Records to use:
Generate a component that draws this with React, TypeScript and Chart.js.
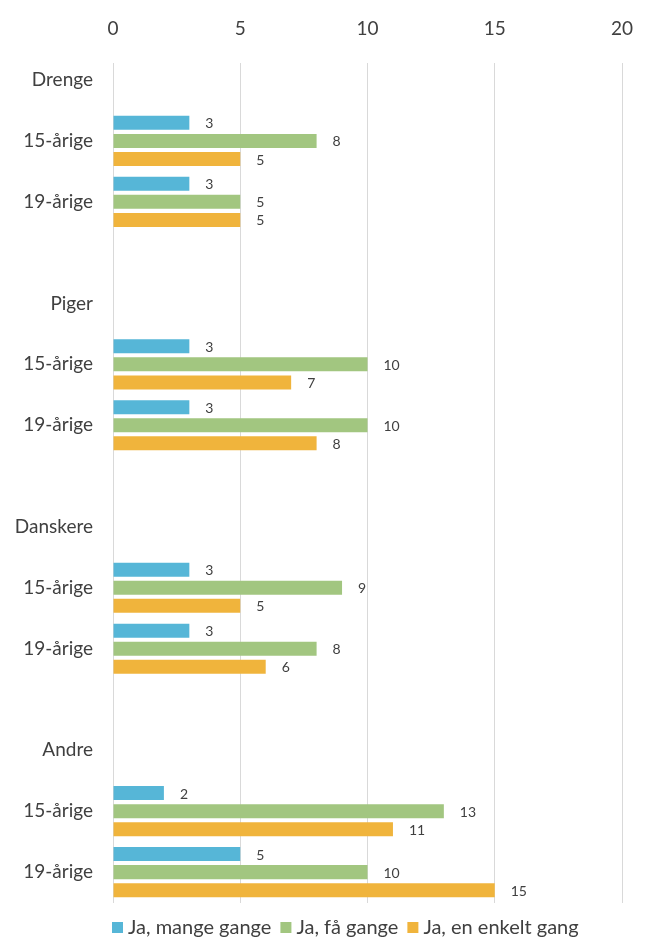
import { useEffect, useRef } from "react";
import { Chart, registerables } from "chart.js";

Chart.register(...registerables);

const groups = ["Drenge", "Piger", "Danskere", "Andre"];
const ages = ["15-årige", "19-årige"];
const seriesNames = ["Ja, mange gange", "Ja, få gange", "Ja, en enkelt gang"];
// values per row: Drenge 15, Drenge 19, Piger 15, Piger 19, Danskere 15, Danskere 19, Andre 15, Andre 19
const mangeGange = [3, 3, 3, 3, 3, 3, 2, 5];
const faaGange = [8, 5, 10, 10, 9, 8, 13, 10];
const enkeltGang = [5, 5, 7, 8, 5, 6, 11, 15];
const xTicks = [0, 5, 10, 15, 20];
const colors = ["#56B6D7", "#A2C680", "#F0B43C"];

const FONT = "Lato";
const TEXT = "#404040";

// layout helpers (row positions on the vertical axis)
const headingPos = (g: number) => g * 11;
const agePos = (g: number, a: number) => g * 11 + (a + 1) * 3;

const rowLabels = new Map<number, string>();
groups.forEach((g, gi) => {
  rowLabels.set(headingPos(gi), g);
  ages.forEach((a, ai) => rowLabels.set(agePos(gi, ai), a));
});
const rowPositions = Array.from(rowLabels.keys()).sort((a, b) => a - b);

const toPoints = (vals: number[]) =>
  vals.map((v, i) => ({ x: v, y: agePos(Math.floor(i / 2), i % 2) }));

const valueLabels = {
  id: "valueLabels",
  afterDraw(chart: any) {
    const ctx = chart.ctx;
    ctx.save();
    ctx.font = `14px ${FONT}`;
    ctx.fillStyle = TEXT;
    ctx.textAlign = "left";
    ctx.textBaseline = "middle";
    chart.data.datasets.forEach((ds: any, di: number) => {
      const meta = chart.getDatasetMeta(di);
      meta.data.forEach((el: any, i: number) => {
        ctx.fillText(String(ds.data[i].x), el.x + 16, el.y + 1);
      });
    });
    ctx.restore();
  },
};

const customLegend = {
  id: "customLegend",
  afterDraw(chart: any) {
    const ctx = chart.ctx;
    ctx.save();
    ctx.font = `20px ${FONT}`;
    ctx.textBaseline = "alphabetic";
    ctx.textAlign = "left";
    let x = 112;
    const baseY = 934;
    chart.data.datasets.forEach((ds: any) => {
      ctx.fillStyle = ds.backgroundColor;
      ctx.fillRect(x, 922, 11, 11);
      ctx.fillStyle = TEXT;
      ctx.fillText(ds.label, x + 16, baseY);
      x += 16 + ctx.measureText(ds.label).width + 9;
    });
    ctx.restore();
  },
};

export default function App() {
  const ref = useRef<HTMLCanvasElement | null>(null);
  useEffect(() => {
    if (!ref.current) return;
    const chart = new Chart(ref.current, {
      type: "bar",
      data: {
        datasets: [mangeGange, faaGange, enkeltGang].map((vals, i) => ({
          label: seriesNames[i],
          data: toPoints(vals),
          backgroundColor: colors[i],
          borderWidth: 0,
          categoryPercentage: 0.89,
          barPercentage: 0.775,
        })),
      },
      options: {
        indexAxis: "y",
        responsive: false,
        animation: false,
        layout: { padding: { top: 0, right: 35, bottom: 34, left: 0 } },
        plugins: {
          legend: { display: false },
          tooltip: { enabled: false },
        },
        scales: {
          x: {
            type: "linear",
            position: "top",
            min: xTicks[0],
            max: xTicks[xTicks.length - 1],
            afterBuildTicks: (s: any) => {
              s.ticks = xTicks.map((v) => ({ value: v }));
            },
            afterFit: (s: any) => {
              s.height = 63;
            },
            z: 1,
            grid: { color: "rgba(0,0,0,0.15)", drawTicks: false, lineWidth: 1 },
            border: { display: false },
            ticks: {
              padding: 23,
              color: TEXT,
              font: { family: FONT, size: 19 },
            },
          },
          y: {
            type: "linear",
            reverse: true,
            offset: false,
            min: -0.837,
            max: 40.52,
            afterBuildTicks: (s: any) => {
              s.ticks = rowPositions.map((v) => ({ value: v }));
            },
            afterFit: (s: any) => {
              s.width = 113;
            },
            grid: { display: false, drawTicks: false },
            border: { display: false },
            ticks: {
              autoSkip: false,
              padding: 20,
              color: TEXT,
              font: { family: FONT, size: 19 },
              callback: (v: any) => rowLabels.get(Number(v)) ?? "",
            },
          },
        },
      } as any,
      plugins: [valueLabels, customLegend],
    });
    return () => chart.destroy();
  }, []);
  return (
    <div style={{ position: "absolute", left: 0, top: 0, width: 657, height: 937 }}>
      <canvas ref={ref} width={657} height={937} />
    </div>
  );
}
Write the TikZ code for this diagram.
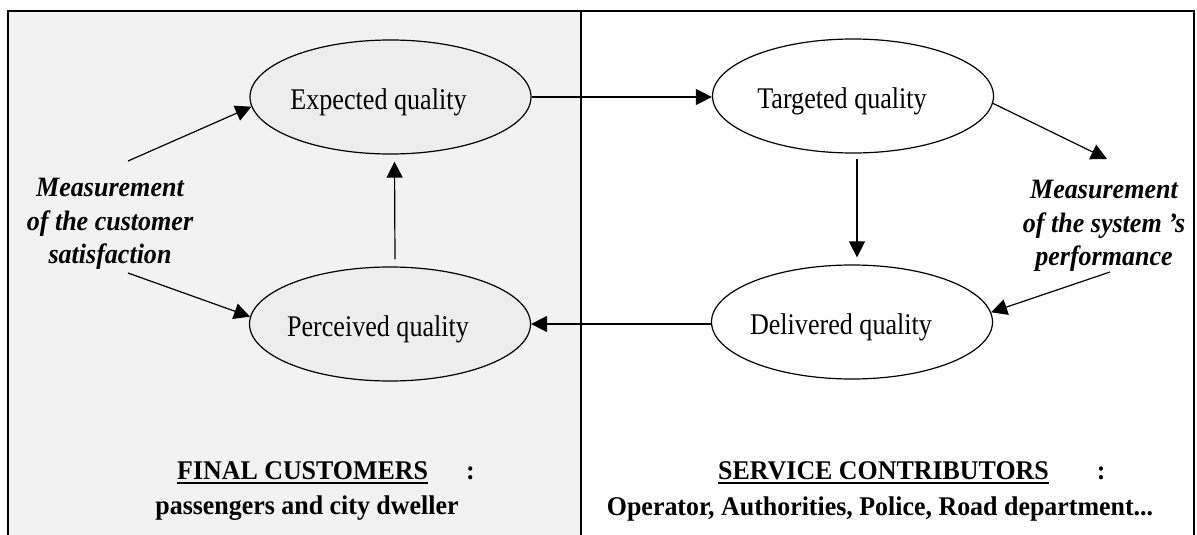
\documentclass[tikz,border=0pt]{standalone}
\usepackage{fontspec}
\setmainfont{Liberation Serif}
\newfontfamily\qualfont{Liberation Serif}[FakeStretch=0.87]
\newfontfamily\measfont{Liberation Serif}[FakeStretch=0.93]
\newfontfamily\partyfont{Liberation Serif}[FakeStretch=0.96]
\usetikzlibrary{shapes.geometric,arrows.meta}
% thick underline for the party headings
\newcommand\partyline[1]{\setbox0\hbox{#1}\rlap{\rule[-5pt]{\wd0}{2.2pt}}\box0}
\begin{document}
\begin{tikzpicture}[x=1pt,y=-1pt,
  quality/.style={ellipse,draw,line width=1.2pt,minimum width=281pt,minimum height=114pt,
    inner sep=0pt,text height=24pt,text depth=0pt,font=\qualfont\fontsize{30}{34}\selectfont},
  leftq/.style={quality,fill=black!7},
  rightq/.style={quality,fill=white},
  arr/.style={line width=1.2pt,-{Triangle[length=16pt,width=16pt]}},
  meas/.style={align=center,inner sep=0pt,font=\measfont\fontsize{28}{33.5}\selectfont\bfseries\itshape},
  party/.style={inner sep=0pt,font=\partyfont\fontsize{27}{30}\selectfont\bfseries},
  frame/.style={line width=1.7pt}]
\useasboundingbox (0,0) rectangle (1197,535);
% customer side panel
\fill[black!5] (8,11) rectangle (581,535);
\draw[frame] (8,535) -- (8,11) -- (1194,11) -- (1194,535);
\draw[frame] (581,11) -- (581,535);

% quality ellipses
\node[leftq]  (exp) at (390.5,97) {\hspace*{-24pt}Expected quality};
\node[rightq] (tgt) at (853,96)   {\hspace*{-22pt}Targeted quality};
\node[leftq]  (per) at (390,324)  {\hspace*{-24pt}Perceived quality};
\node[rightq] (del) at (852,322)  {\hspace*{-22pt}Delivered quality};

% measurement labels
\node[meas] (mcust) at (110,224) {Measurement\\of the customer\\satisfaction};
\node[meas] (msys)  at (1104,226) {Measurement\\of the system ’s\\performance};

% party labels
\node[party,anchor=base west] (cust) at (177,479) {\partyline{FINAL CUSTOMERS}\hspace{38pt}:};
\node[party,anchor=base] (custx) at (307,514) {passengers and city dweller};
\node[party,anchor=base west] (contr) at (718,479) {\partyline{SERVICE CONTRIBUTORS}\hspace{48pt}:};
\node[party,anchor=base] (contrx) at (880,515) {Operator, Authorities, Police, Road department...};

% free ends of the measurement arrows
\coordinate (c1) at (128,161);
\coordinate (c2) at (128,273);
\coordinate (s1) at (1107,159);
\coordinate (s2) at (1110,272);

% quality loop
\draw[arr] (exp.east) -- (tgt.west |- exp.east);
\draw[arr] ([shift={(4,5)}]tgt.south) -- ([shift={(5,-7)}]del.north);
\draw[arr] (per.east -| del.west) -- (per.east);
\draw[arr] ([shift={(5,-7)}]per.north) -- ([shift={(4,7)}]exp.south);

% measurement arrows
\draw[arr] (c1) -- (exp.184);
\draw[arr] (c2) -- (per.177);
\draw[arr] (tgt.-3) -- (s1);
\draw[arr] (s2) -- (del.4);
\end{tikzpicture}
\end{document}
---
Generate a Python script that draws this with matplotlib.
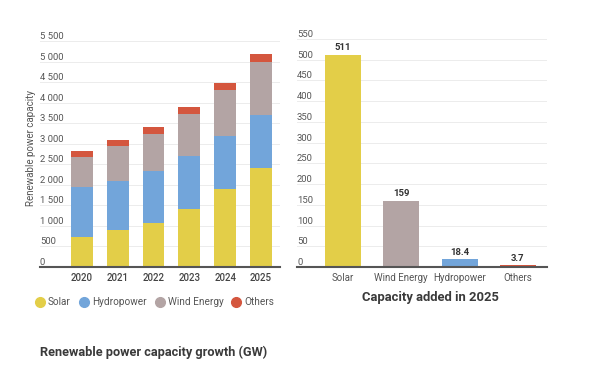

Instruction: Above are records; repeat only the lines from the line with "Generate a component" through the line with "const agePos = (g: number, a: number)", and leave pictures out.

Answer to the task:
Generate a component that draws this with React, TypeScript and Chart.js.
import { useEffect, useRef } from "react";
import { Chart, registerables } from "chart.js";

Chart.register(...registerables);

const groups = ["Drenge", "Piger", "Danskere", "Andre"];
const ages = ["15-årige", "19-årige"];
const seriesNames = ["Ja, mange gange", "Ja, få gange", "Ja, en enkelt gang"];
// values per row: Drenge 15, Drenge 19, Piger 15, Piger 19, Danskere 15, Danskere 19, Andre 15, Andre 19
const mangeGange = [3, 3, 3, 3, 3, 3, 2, 5];
const faaGange = [8, 5, 10, 10, 9, 8, 13, 10];
const enkeltGang = [5, 5, 7, 8, 5, 6, 11, 15];
const xTicks = [0, 5, 10, 15, 20];
const colors = ["#56B6D7", "#A2C680", "#F0B43C"];

const FONT = "Lato";
const TEXT = "#404040";

// layout helpers (row positions on the vertical axis)
const headingPos = (g: number) => g * 11;
const agePos = (g: number, a: number) => g * 11 + (a + 1) * 3;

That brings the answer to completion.